• **Given problem**
Omit the pictures and output exactly the lines from the start of the entries through the line containing "ax = fig.add_axes([70".

Lines of data
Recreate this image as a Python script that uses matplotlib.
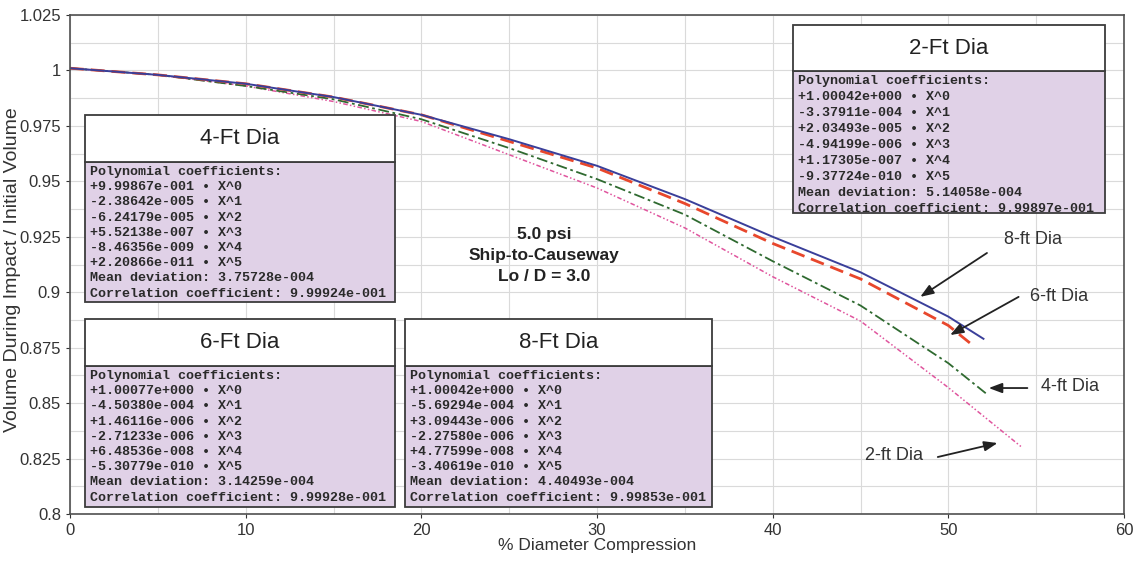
import numpy as np
import matplotlib
matplotlib.use("Agg")
import matplotlib.pyplot as plt
from matplotlib.patches import Rectangle

plt.rcParams["font.family"] = ["Liberation Sans", "DejaVu Sans"]

# curve readings (x = % diameter compression, y = volume ratio)
x_8ft = [0, 5, 10, 15, 20, 25, 30, 35, 40, 45, 50, 52.0]
v_8ft = [1.001, 0.998, 0.994, 0.988, 0.980, 0.969, 0.957, 0.942, 0.925, 0.909, 0.889, 0.879]
x_6ft = [0, 5, 10, 15, 20, 25, 30, 35, 40, 45, 50, 51.4]
v_6ft = [1.001, 0.998, 0.994, 0.988, 0.980, 0.968, 0.956, 0.940, 0.922, 0.906, 0.885, 0.876]
x_4ft = [0, 5, 10, 15, 20, 25, 30, 35, 40, 45, 50, 52.2]
v_4ft = [1.001, 0.998, 0.993, 0.987, 0.978, 0.965, 0.951, 0.935, 0.914, 0.894, 0.868, 0.854]
x_2ft = [0, 5, 10, 15, 20, 25, 30, 35, 40, 45, 50, 54.2]
v_2ft = [1.001, 0.998, 0.993, 0.986, 0.977, 0.962, 0.947, 0.929, 0.907, 0.887, 0.857, 0.830]

coef_2ft = ["+1.00042e+000", "-3.37911e-004", "+2.03493e-005", "-4.94199e-006",
            "+1.17305e-007", "-9.37724e-010"]
stats_2ft = ["5.14058e-004", "9.99897e-001"]
coef_4ft = ["+9.99867e-001", "-2.38642e-005", "-6.24179e-005", "+5.52138e-007",
            "-8.46356e-009", "+2.20866e-011"]
stats_4ft = ["3.75728e-004", "9.99924e-001"]
coef_6ft = ["+1.00077e+000", "-4.50380e-004", "+1.46116e-006", "-2.71233e-006",
            "+6.48536e-008", "-5.30779e-010"]
stats_6ft = ["3.14259e-004", "9.99928e-001"]
coef_8ft = ["+1.00042e+000", "-5.69294e-004", "+3.09443e-006", "-2.27580e-006",
            "+4.77599e-008", "-3.40619e-010"]
stats_8ft = ["4.40493e-004", "9.99853e-001"]

W, H = 1134, 564
fig = plt.figure(figsize=(W / 100, H / 100), dpi=100)
ax = fig.add_axes([70 / W, 1 - 514 / H, (1124 - 70) / W, (514 - 15) / H])

gray = "#333333"
ax.set_xlim(0, 60)
ax.set_ylim(0.8, 1.025)
ax.set_xticks(np.arange(0, 61, 10))
yt = np.arange(0.8, 1.0251, 0.025)
ax.set_yticks(yt)
ax.set_yticklabels([f"{v:.3f}".rstrip("0").rstrip(".") for v in yt])
ax.set_xticks(np.arange(0, 61, 5), minor=True)
ax.set_yticks(np.arange(0.8, 1.0251, 0.0125), minor=True)
ax.tick_params(which="minor", length=0)
ax.tick_params(which="major", length=3, labelsize=12, colors=gray)
ax.grid(which="both", color="#dadada", lw=0.8)
ax.set_axisbelow(True)
for s in ax.spines.values():
    s.set_color("#505050")
    s.set_linewidth(1.2)
ax.set_xlabel("% Diameter Compression", fontsize=12.5, color=gray, labelpad=0)
fig.text(13 / W, 1 - 270 / H, "Volume During Impact / Initial Volume", rotation=90,
         ha="center", va="center", fontsize=14, color=gray)

ax.plot(x_2ft, v_2ft, color="#e0559e", lw=1.1, ls=(0, (3, 1.5, 1, 1.5, 1, 1.5)))
ax.plot(x_4ft, v_4ft, color="#2f6a30", lw=1.3, ls=(0, (6, 2, 1.5, 2)))
ax.plot(x_6ft, v_6ft, color="#e8472c", lw=2.0, ls=(0, (5, 2.5)))
ax.plot(x_8ft, v_8ft, color="#3a3f9a", lw=1.4)


def px(x, y):
    return x / W, 1 - y / H


def draw_box(x0, x1, ytop, yhead, ybot, title, coefs, stats, step=15.2):
    fx0, fy = px(x0, yhead)
    fx1, _ = px(x1, 0)
    _, ft = px(0, ytop)
    _, fb = px(0, ybot)
    fig.add_artist(Rectangle((fx0, fb), fx1 - fx0, fy - fb, transform=fig.transFigure,
                             facecolor="#e0d1e7", edgecolor="#3c3c3c", lw=1.3, zorder=5))
    fig.add_artist(Rectangle((fx0, fy), fx1 - fx0, ft - fy, transform=fig.transFigure,
                             facecolor="white", edgecolor="#3c3c3c", lw=1.3, zorder=5))
    cx, cy = px((x0 + x1) / 2, (ytop + yhead) / 2)
    fig.text(cx, cy, title, ha="center", va="center", fontsize=16, color="#222222",
             zorder=6)
    lines = ["Polynomial coefficients:"]
    lines += [f"{c} \u2022 X^{i}" for i, c in enumerate(coefs)]
    lines += [f"Mean deviation: {stats[0]}", f"Correlation coefficient: {stats[1]}"]
    for k, ln in enumerate(lines):
        tx, ty = px(x0 + 5, yhead + 10 + k * step)
        fig.text(tx, ty, ln, ha="left", va="center", fontsize=9.6, fontweight="bold",
                 family="Liberation Mono", color="#2a2a2a", zorder=6)


draw_box(85, 395, 115, 162, 302, "4-Ft Dia", coef_4ft, stats_4ft)
draw_box(85, 395, 319, 366, 507, "6-Ft Dia", coef_6ft, stats_6ft)
draw_box(405, 712, 319, 366, 507, "8-Ft Dia", coef_8ft, stats_8ft)
draw_box(793, 1105, 25, 71, 213, "2-Ft Dia", coef_2ft, stats_2ft, step=16.0)

ax.text(27.0, 0.9165, "5.0 psi\nShip-to-Causeway\nLo / D = 3.0", ha="center", va="center",
        fontsize=12.5, fontweight="bold", color="#222222", linespacing=1.5)

# curve labels with arrows
labels = [("8-ft Dia", (54.8, 0.9236), (52.2, 0.9177), (48.4, 0.8979)),
          ("6-ft Dia", (56.3, 0.8979), (54.0, 0.8979), (50.1, 0.8807)),
          ("4-ft Dia", (56.9, 0.8573), (54.5, 0.8568), (52.3, 0.8568)),
          ("2-ft Dia", (46.9, 0.8266), (49.4, 0.8257), (52.8, 0.8320))]
for txt, tpos, tail, head in labels:
    ax.text(tpos[0], tpos[1], txt, ha="center", va="center", fontsize=13,
            color="#333333")
    ax.annotate("", xy=head, xytext=tail,
                arrowprops=dict(arrowstyle="-|>,head_length=0.8,head_width=0.3",
                                color="#222222", lw=1.3, shrinkA=0, shrinkB=0))

fig.savefig("out.png", dpi=100)
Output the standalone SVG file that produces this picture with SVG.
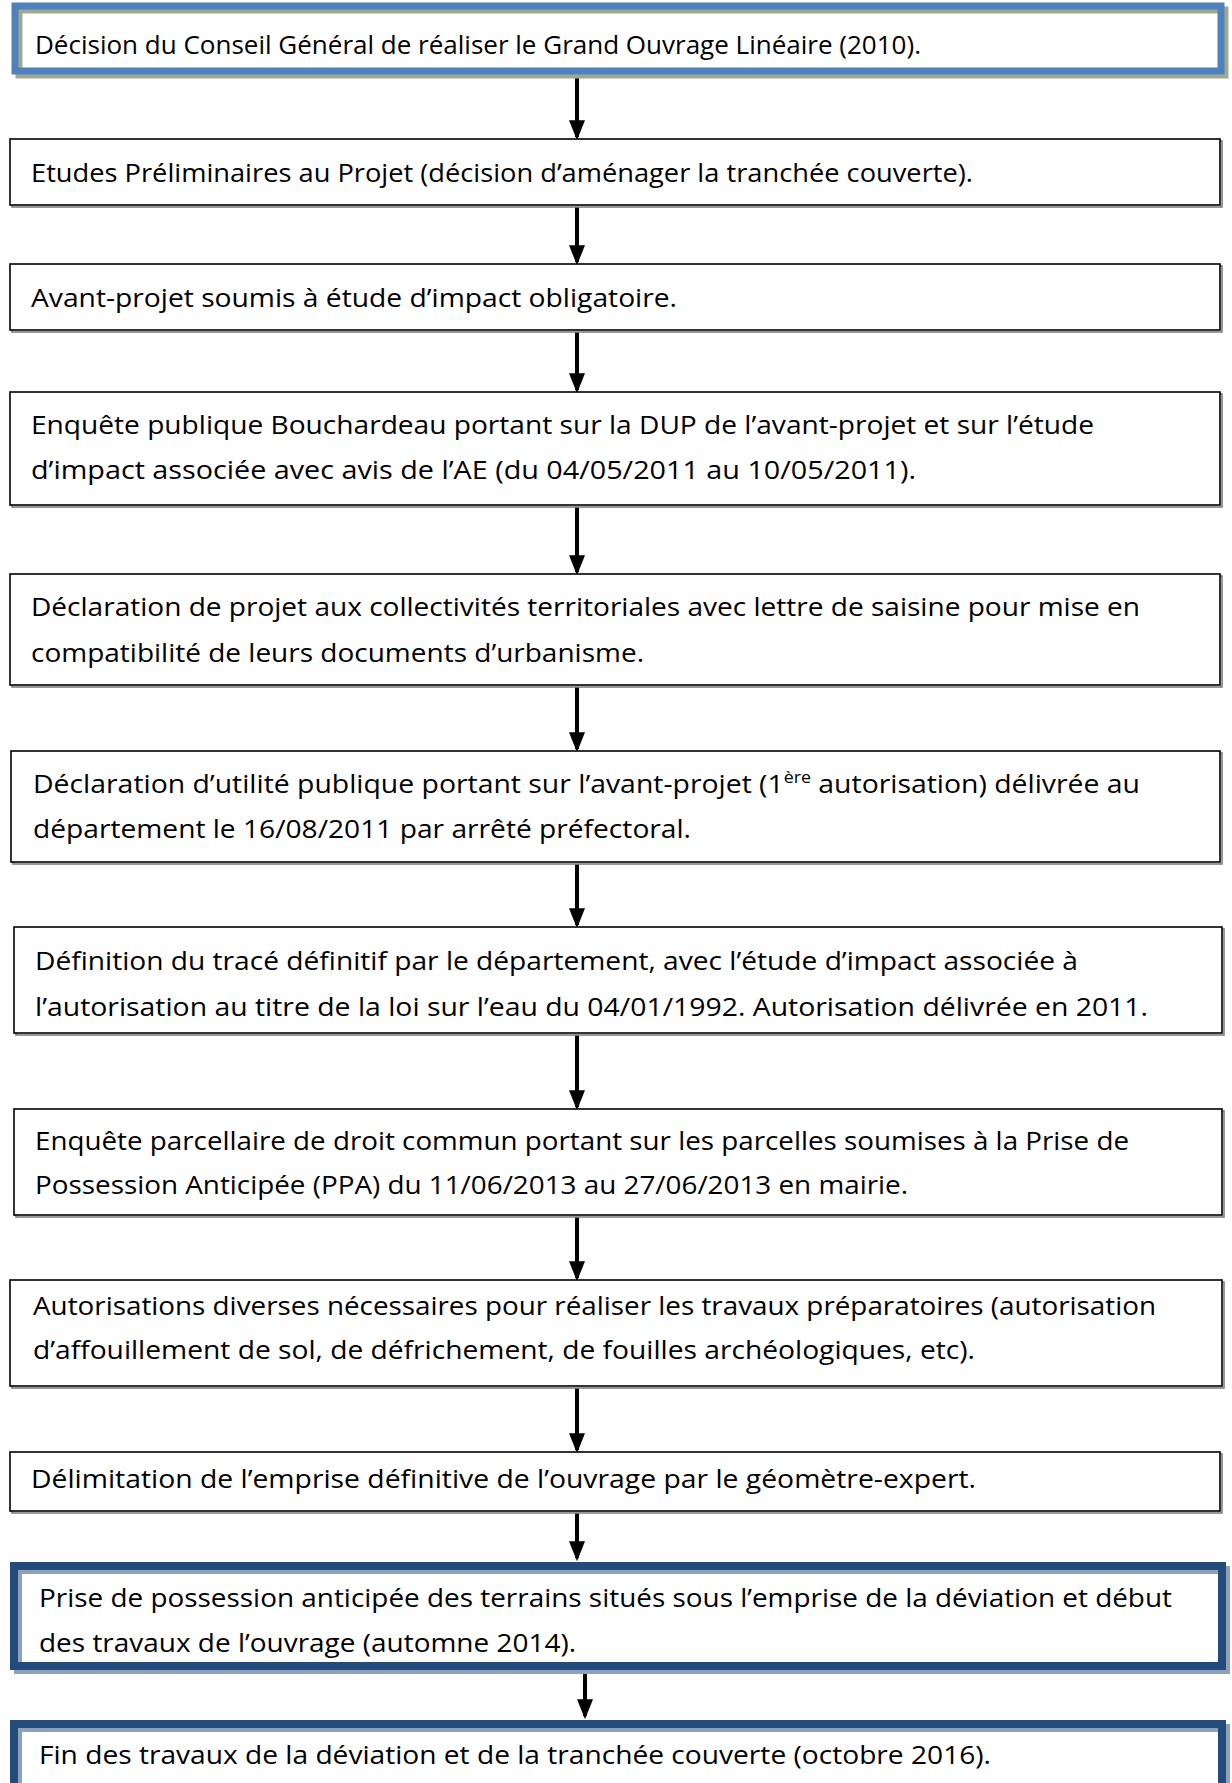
<svg xmlns="http://www.w3.org/2000/svg" width="1232" height="1783" viewBox="0 0 1232 1783">
<defs>
<marker id="ah" markerWidth="5" markerHeight="4" refX="4.2" refY="2" orient="auto" markerUnits="strokeWidth">
<path d="M0,0 L5,2 L0,4 z" fill="#000"/>
</marker>
<style>
text{font-family:"Open Sans","Noto Sans","Liberation Sans",sans-serif;font-size:25.5px;fill:#000}
.box{fill:#fff;stroke:#000;stroke-width:1.6}
.sh{fill:none;stroke:#7f7f7f;stroke-width:1.6}
.b1{fill:none;stroke:#4f81bd;stroke-width:7}
.s1{fill:none;stroke:#a2a88e;stroke-width:7}
.b2{fill:none;stroke:#234b7c;stroke-width:8}
.s2{fill:none;stroke:#8fa1b8;stroke-width:8}
.arr{stroke:#000;stroke-width:4;fill:none;marker-end:url(#ah)}
</style>
</defs>
<rect width="1232" height="1783" fill="#fff"/>
<g id="connectors">
<line class="arr" x1="577" y1="77" x2="577" y2="137"/>
<line class="arr" x1="577" y1="207" x2="577" y2="262"/>
<line class="arr" x1="577" y1="332" x2="577" y2="390"/>
<line class="arr" x1="577" y1="507" x2="577" y2="572"/>
<line class="arr" x1="577" y1="687" x2="577" y2="749"/>
<line class="arr" x1="577" y1="864" x2="577" y2="925"/>
<line class="arr" x1="577" y1="1035" x2="577" y2="1107"/>
<line class="arr" x1="577" y1="1217" x2="577" y2="1278"/>
<line class="arr" x1="577" y1="1388" x2="577" y2="1450"/>
<line class="arr" x1="577" y1="1513" x2="577" y2="1558"/>
<line class="arr" x1="585" y1="1674" x2="585" y2="1716"/>
</g>
<g id="n1">
<rect x="15" y="6" width="1206" height="65" fill="#fff"/>
<rect class="s1" x="19" y="10" width="1206" height="65"/>
<rect class="b1" x="15" y="6" width="1206" height="65"/>
<text x="35" y="54" textLength="886" lengthAdjust="spacingAndGlyphs">Décision du Conseil Général de réaliser le Grand Ouvrage Linéaire (2010).</text>
</g>
<g id="n2">
<rect class="sh" x="12" y="141" width="1210" height="66"/>
<rect class="box" x="10" y="139" width="1210" height="66"/>
<text x="31" y="182" textLength="942" lengthAdjust="spacingAndGlyphs">Etudes Préliminaires au Projet (décision d’aménager la tranchée couverte).</text>
</g>
<g id="n3">
<rect class="sh" x="12" y="266" width="1210" height="66"/>
<rect class="box" x="10" y="264" width="1210" height="66"/>
<text x="31" y="307" textLength="646" lengthAdjust="spacingAndGlyphs">Avant-projet soumis à étude d’impact obligatoire.</text>
</g>
<g id="n4">
<rect class="sh" x="12" y="394" width="1210" height="113"/>
<rect class="box" x="10" y="392" width="1210" height="113"/>
<text x="31" y="434" textLength="1063" lengthAdjust="spacingAndGlyphs">Enquête publique Bouchardeau portant sur la DUP de l’avant-projet et sur l’étude</text>
<text x="31" y="479" textLength="885" lengthAdjust="spacingAndGlyphs">d’impact associée avec avis de l’AE (du 04/05/2011 au 10/05/2011).</text>
</g>
<g id="n5">
<rect class="sh" x="12" y="576" width="1210" height="111"/>
<rect class="box" x="10" y="574" width="1210" height="111"/>
<text x="31" y="616" textLength="1109" lengthAdjust="spacingAndGlyphs">Déclaration de projet aux collectivités territoriales avec lettre de saisine pour mise en</text>
<text x="31" y="662" textLength="613" lengthAdjust="spacingAndGlyphs">compatibilité de leurs documents d’urbanisme.</text>
</g>
<g id="n6">
<rect class="sh" x="13" y="753" width="1209" height="111"/>
<rect class="box" x="11" y="751" width="1209" height="111"/>
<text x="33" y="793" textLength="1107" lengthAdjust="spacingAndGlyphs">Déclaration d’utilité publique portant sur l’avant-projet (1<tspan dy="-10" font-size="16">ère</tspan><tspan dy="10"> autorisation) délivrée au</tspan></text>
<text x="33" y="838" textLength="658" lengthAdjust="spacingAndGlyphs">département le 16/08/2011 par arrêté préfectoral.</text>
</g>
<g id="n7">
<rect class="sh" x="16" y="929" width="1208" height="106"/>
<rect class="box" x="14" y="927" width="1208" height="106"/>
<text x="35" y="970" textLength="1043" lengthAdjust="spacingAndGlyphs">Définition du tracé définitif par le département, avec l’étude d’impact associée à</text>
<text x="35" y="1016" textLength="1113" lengthAdjust="spacingAndGlyphs">l’autorisation au titre de la loi sur l’eau du 04/01/1992. Autorisation délivrée en 2011.</text>
</g>
<g id="n8">
<rect class="sh" x="16" y="1111" width="1208" height="106"/>
<rect class="box" x="14" y="1109" width="1208" height="106"/>
<text x="35" y="1150" textLength="1094" lengthAdjust="spacingAndGlyphs">Enquête parcellaire de droit commun portant sur les parcelles soumises à la Prise de</text>
<text x="35" y="1194" textLength="873" lengthAdjust="spacingAndGlyphs">Possession Anticipée (PPA) du 11/06/2013 au 27/06/2013 en mairie.</text>
</g>
<g id="n9">
<rect class="sh" x="12" y="1282" width="1212" height="106"/>
<rect class="box" x="10" y="1280" width="1212" height="106"/>
<text x="33" y="1315" textLength="1123" lengthAdjust="spacingAndGlyphs">Autorisations diverses nécessaires pour réaliser les travaux préparatoires (autorisation</text>
<text x="33" y="1359" textLength="942" lengthAdjust="spacingAndGlyphs">d’affouillement de sol, de défrichement, de fouilles archéologiques, etc).</text>
</g>
<g id="n10">
<rect class="sh" x="12" y="1454" width="1210" height="59"/>
<rect class="box" x="10" y="1452" width="1210" height="59"/>
<text x="31" y="1488" textLength="945" lengthAdjust="spacingAndGlyphs">Délimitation de l’emprise définitive de l’ouvrage par le géomètre-expert.</text>
</g>
<g id="n11">
<rect x="14" y="1566" width="1208" height="100" fill="#fff"/>
<rect class="s2" x="18" y="1570" width="1208" height="100"/>
<rect class="b2" x="14" y="1566" width="1208" height="100"/>
<text x="39" y="1607" textLength="1133" lengthAdjust="spacingAndGlyphs">Prise de possession anticipée des terrains situés sous l’emprise de la déviation et début</text>
<text x="39" y="1652" textLength="537" lengthAdjust="spacingAndGlyphs">des travaux de l’ouvrage (automne 2014).</text>
</g>
<g id="n12">
<rect x="14" y="1724" width="1208" height="100" fill="#fff"/>
<rect class="s2" x="18" y="1728" width="1208" height="100"/>
<rect class="b2" x="14" y="1724" width="1208" height="100"/>
<text x="39" y="1764" textLength="952" lengthAdjust="spacingAndGlyphs">Fin des travaux de la déviation et de la tranchée couverte (octobre 2016).</text>
</g>
</svg>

• **The solution**
Recreate this image as a Python script that uses matplotlib.
import numpy as np
import matplotlib
matplotlib.use("Agg")
import matplotlib.pyplot as plt
from matplotlib.patches import Rectangle

plt.rcParams["font.family"] = ["Liberation Sans", "DejaVu Sans"]

# curve readings (x = % diameter compression, y = volume ratio)
x_8ft = [0, 5, 10, 15, 20, 25, 30, 35, 40, 45, 50, 52.0]
v_8ft = [1.001, 0.998, 0.994, 0.988, 0.980, 0.969, 0.957, 0.942, 0.925, 0.909, 0.889, 0.879]
x_6ft = [0, 5, 10, 15, 20, 25, 30, 35, 40, 45, 50, 51.4]
v_6ft = [1.001, 0.998, 0.994, 0.988, 0.980, 0.968, 0.956, 0.940, 0.922, 0.906, 0.885, 0.876]
x_4ft = [0, 5, 10, 15, 20, 25, 30, 35, 40, 45, 50, 52.2]
v_4ft = [1.001, 0.998, 0.993, 0.987, 0.978, 0.965, 0.951, 0.935, 0.914, 0.894, 0.868, 0.854]
x_2ft = [0, 5, 10, 15, 20, 25, 30, 35, 40, 45, 50, 54.2]
v_2ft = [1.001, 0.998, 0.993, 0.986, 0.977, 0.962, 0.947, 0.929, 0.907, 0.887, 0.857, 0.830]

coef_2ft = ["+1.00042e+000", "-3.37911e-004", "+2.03493e-005", "-4.94199e-006",
            "+1.17305e-007", "-9.37724e-010"]
stats_2ft = ["5.14058e-004", "9.99897e-001"]
coef_4ft = ["+9.99867e-001", "-2.38642e-005", "-6.24179e-005", "+5.52138e-007",
            "-8.46356e-009", "+2.20866e-011"]
stats_4ft = ["3.75728e-004", "9.99924e-001"]
coef_6ft = ["+1.00077e+000", "-4.50380e-004", "+1.46116e-006", "-2.71233e-006",
            "+6.48536e-008", "-5.30779e-010"]
stats_6ft = ["3.14259e-004", "9.99928e-001"]
coef_8ft = ["+1.00042e+000", "-5.69294e-004", "+3.09443e-006", "-2.27580e-006",
            "+4.77599e-008", "-3.40619e-010"]
stats_8ft = ["4.40493e-004", "9.99853e-001"]

W, H = 1134, 564
fig = plt.figure(figsize=(W / 100, H / 100), dpi=100)
ax = fig.add_axes([70 / W, 1 - 514 / H, (1124 - 70) / W, (514 - 15) / H])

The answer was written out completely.